Access to justice: The case for more judges

We need a legal system that is fit for purpose and does not impose inordinate delays and exorbitant costs on those who have to use it

 

The Oireachtas should heed the strictures of Mr Justice Richard Humphreys about the need for more judges to meet the ever greater demands on the court system.

Addressing the Parnell Summer School, the High Court judge pointed out that the State was “rock bottom” in Europe on the number of judges per head of population. He said there were at present 163 judges to cover a population of 4.8 million people, or 34 judges per million. The average number of judges in most European countries was seven times the Irish figure.

He is not the first judge to complain about inadequate numbers on the bench. In April the president of the High Court, Mr Justice Peter Kelly, and his colleague Mr Justice Seamus Noonan, in separate courts on the same day, drew attention to the difficulty in managing High Court lists due to an insufficient number of judges.

These complaints should prompt the Oireachtas to end the squabbling over the terms of the Judicial Appointments Bill and at least ensure that outstanding judicial vacancies are filled immediately and that the question of appointing more judges is examined seriously.

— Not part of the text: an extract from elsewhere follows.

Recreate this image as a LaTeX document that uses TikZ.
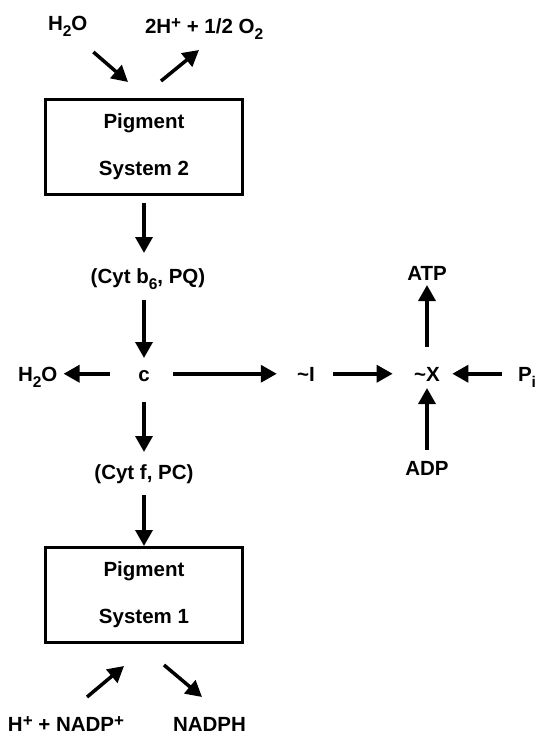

The judges themselves also have a responsibility to conduct their work in a fashion that allows cases to be concluded efficiently and speedily. The inordinate length of time it takes for many cases to get to court and the length of some trials is something over which judges have direct control.

Another serious problem that has not been confronted, despite the pressure applied by the EU-IMF troika during the bailout, is the scandalous scale of legal fees in this country. The result is that most citizens do not have access to justice and the cost to the State, business and ultimately the taxpayer is far greater than it need be.

Politicians and judges need to engage in an honest examination of all the issues involved and get to the heart of the problem to ensure that we have a legal system that is fit for purpose and does not impose inordinate delays and exorbitant costs on those who have to use it.